| Exercise details |
Extract the lines of the material below, beginning with the first and ending with the line that holds "(ang_3_2, resp_3_2), (ang_2, resp_2), (ang_3, resp_3)]". Skip every picture.

───── Raw data ─────

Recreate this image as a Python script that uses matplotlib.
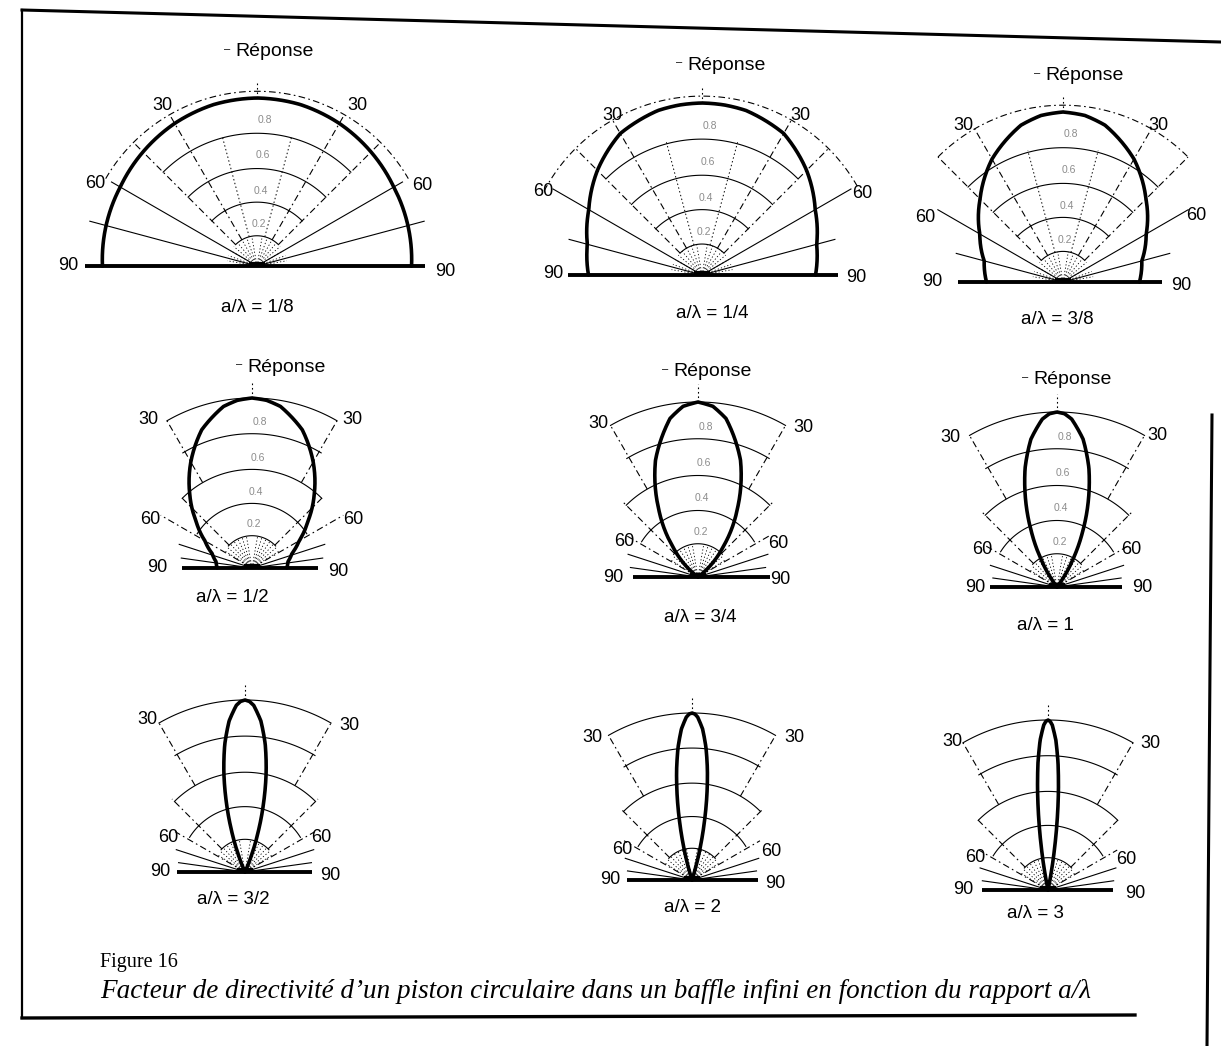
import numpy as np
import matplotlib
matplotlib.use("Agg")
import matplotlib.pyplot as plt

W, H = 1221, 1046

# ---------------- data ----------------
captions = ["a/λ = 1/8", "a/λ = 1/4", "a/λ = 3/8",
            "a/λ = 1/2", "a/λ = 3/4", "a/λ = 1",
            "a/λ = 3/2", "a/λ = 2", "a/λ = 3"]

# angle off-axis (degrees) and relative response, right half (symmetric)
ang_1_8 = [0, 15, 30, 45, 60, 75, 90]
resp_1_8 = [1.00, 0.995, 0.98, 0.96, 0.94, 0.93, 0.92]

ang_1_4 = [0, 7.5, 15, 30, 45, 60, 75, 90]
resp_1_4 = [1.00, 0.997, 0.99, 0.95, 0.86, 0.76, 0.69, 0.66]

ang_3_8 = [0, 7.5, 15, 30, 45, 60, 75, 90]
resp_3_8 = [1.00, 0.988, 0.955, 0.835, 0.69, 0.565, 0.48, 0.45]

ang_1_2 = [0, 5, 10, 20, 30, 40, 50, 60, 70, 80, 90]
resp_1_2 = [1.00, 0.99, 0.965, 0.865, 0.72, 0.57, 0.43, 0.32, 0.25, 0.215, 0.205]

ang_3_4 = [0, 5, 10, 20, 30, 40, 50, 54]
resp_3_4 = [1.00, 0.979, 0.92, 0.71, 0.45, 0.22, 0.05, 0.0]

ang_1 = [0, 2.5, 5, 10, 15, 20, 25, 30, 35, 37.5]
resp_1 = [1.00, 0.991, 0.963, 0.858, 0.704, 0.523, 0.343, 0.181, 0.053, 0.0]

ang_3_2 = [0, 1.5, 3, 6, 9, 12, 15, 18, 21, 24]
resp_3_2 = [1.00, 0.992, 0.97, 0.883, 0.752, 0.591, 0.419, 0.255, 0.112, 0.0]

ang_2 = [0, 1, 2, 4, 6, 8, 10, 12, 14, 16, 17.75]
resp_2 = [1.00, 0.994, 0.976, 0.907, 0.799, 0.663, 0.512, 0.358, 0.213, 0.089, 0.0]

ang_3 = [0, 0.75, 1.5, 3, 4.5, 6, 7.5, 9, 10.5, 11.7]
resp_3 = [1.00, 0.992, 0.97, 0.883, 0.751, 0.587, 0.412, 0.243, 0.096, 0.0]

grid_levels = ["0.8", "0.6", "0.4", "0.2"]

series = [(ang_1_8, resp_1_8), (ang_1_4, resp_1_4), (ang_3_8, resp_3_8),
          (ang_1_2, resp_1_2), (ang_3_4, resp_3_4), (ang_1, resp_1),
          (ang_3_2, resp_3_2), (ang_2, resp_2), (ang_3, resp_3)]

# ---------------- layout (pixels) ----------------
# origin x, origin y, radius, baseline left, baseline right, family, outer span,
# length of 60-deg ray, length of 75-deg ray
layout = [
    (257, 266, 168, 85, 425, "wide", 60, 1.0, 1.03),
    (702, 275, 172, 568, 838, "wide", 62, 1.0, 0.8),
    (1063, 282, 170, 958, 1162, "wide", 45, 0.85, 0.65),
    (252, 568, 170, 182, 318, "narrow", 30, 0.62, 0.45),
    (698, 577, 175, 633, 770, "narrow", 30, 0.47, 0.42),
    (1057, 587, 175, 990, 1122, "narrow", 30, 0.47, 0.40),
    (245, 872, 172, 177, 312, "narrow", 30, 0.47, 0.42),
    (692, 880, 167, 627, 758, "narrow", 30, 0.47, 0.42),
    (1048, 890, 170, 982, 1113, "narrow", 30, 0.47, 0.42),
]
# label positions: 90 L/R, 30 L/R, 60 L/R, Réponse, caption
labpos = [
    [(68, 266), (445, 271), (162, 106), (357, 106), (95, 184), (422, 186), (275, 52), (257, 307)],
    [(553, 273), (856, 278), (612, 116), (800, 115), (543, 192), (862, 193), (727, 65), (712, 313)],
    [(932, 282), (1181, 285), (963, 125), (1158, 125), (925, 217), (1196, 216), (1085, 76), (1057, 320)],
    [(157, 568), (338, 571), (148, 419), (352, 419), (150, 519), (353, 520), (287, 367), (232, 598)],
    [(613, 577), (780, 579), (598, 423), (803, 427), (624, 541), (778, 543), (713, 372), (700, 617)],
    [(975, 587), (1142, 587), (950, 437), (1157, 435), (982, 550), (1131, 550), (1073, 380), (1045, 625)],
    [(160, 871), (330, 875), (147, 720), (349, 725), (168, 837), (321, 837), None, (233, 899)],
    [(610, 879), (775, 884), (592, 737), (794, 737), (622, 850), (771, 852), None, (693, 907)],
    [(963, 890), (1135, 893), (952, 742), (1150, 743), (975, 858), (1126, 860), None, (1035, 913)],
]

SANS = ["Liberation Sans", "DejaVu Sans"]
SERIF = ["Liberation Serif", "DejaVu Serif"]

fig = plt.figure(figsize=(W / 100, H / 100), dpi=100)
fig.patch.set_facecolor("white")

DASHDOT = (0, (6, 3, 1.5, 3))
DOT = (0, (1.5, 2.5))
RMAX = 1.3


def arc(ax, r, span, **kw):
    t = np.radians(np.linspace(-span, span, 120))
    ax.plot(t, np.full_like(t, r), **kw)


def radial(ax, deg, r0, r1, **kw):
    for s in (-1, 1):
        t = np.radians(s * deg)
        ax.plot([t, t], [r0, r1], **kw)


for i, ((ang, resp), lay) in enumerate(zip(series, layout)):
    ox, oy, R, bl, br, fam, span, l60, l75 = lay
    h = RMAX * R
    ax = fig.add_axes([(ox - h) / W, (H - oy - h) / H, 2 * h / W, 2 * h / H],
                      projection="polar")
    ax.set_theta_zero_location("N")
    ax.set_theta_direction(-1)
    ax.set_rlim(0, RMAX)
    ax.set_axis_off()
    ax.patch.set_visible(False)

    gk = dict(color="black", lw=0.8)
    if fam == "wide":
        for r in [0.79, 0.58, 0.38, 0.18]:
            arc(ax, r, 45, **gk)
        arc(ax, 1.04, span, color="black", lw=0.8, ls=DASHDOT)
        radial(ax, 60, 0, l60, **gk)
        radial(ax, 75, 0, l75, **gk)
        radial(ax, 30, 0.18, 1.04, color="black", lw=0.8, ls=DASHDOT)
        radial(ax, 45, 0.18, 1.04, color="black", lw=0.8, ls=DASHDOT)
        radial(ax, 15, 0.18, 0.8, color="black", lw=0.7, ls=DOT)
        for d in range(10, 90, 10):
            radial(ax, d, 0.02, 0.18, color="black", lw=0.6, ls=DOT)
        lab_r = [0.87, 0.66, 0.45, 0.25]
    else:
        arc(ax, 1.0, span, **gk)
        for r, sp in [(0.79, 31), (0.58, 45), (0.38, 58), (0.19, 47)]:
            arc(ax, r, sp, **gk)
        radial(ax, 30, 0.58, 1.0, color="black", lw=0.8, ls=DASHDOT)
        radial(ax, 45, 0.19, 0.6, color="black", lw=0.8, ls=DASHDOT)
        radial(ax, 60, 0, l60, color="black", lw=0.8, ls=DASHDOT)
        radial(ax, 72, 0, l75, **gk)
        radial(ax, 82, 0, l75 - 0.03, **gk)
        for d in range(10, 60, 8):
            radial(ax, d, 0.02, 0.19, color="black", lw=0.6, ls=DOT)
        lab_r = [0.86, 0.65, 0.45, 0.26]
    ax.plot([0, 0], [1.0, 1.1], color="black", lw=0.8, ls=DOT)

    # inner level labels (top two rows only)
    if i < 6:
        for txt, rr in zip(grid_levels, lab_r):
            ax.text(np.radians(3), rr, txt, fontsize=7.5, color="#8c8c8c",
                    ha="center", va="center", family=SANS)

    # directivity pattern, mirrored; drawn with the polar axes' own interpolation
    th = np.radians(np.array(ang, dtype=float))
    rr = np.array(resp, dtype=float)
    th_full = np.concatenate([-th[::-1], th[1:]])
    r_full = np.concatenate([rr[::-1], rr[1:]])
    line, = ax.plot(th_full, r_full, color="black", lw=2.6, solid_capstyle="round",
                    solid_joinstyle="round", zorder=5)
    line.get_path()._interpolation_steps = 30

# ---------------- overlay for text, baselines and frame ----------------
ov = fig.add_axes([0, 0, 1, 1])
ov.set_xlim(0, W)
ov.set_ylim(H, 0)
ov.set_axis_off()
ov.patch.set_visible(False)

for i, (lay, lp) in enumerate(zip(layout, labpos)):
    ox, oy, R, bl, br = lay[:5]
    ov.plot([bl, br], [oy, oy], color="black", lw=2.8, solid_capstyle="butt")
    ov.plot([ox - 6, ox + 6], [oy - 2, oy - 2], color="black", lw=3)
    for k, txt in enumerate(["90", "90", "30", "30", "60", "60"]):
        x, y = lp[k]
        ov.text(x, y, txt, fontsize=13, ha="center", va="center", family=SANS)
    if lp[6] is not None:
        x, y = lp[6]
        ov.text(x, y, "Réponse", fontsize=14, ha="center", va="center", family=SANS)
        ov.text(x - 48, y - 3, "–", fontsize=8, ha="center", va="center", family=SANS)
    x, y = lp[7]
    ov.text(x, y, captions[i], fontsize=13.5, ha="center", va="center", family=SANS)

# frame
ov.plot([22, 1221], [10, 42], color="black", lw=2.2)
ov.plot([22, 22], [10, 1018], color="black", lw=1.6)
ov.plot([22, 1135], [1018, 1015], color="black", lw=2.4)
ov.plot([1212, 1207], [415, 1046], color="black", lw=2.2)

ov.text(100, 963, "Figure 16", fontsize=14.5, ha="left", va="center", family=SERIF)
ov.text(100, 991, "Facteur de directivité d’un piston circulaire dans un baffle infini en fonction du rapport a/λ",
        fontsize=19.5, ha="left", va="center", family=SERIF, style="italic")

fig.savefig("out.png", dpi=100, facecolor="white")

─────

| Response |
Recreate this image as a Python script that uses matplotlib.
import numpy as np
import matplotlib
matplotlib.use("Agg")
import matplotlib.pyplot as plt

W, H = 1221, 1046

# ---------------- data ----------------
captions = ["a/λ = 1/8", "a/λ = 1/4", "a/λ = 3/8",
            "a/λ = 1/2", "a/λ = 3/4", "a/λ = 1",
            "a/λ = 3/2", "a/λ = 2", "a/λ = 3"]

# angle off-axis (degrees) and relative response, right half (symmetric)
ang_1_8 = [0, 15, 30, 45, 60, 75, 90]
resp_1_8 = [1.00, 0.995, 0.98, 0.96, 0.94, 0.93, 0.92]

ang_1_4 = [0, 7.5, 15, 30, 45, 60, 75, 90]
resp_1_4 = [1.00, 0.997, 0.99, 0.95, 0.86, 0.76, 0.69, 0.66]

ang_3_8 = [0, 7.5, 15, 30, 45, 60, 75, 90]
resp_3_8 = [1.00, 0.988, 0.955, 0.835, 0.69, 0.565, 0.48, 0.45]

ang_1_2 = [0, 5, 10, 20, 30, 40, 50, 60, 70, 80, 90]
resp_1_2 = [1.00, 0.99, 0.965, 0.865, 0.72, 0.57, 0.43, 0.32, 0.25, 0.215, 0.205]

ang_3_4 = [0, 5, 10, 20, 30, 40, 50, 54]
resp_3_4 = [1.00, 0.979, 0.92, 0.71, 0.45, 0.22, 0.05, 0.0]

ang_1 = [0, 2.5, 5, 10, 15, 20, 25, 30, 35, 37.5]
resp_1 = [1.00, 0.991, 0.963, 0.858, 0.704, 0.523, 0.343, 0.181, 0.053, 0.0]

ang_3_2 = [0, 1.5, 3, 6, 9, 12, 15, 18, 21, 24]
resp_3_2 = [1.00, 0.992, 0.97, 0.883, 0.752, 0.591, 0.419, 0.255, 0.112, 0.0]

ang_2 = [0, 1, 2, 4, 6, 8, 10, 12, 14, 16, 17.75]
resp_2 = [1.00, 0.994, 0.976, 0.907, 0.799, 0.663, 0.512, 0.358, 0.213, 0.089, 0.0]

ang_3 = [0, 0.75, 1.5, 3, 4.5, 6, 7.5, 9, 10.5, 11.7]
resp_3 = [1.00, 0.992, 0.97, 0.883, 0.751, 0.587, 0.412, 0.243, 0.096, 0.0]

grid_levels = ["0.8", "0.6", "0.4", "0.2"]

series = [(ang_1_8, resp_1_8), (ang_1_4, resp_1_4), (ang_3_8, resp_3_8),
          (ang_1_2, resp_1_2), (ang_3_4, resp_3_4), (ang_1, resp_1),
          (ang_3_2, resp_3_2), (ang_2, resp_2), (ang_3, resp_3)]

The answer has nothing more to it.